I have already created above table as Orc. but while fetching data from table it show below error Failed with exception

java.io.IOException:org.apache.orc.FileFormatException: Malformed ORC file hdfs://localhost:9000/Ext/sqooporc/part-m-00000. Invalid postscript.

1
Not sure why you tagged sqoop... If that's where the text is coming from, you should specify thatOneCricketeer
Please accept the answer if that solved your problem :)Rahul

1 Answers

2
votes

There are multiple steps to that. Follows the details.

  1. Create a hive table which is able to read from the plain text file. Assuming that your file is a comma delimited file and your file is on HDFS on a location called /user/data/file1.txt, follows will be the syntax.

    create table MyDB.TEST (
      Col1 String,
      Col2 String,
      Col3 String,
      Col4 String
    )
    row format delimited
    fields terminated by ','
    location '/user/data/file1.txt';
    

Now you have a schema which is in sync with the format of the data you posses.
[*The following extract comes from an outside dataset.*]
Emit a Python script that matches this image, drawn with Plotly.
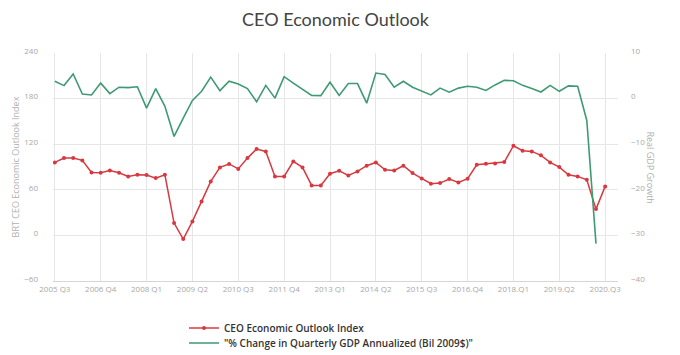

  1. Create another table with ORC schema

Now you need to create the ORC table as you were creating earlier. Here is a simpler syntax for creating that table.

create table MyDB.TEST_ORC (
  Col1 String,
  Col2 String,
  Col3 String,
  Col4 String)
STORED AS ORC;
  1. Your TEST_ORC table is an empty table now. You can populate this table using the data from TEST table using the following command.

    INSERT OVERWRITE TABLE TEST_ORC SELECT * FROM TEST;
    

The aforementioned statement will select all the records from TEST table and will try to write those records to TEST_ORC table. Since TEST_ORC is an ORC table, the data will be converted to ORC format on the fly when written into the table.

You can even check the storage location of TEST_ORC table for ORC files.

Now your data is in ORC format and your table TEST_ORC has the required schema to parse it. You may drop your TEST table now, if not needed.

Hope that helps!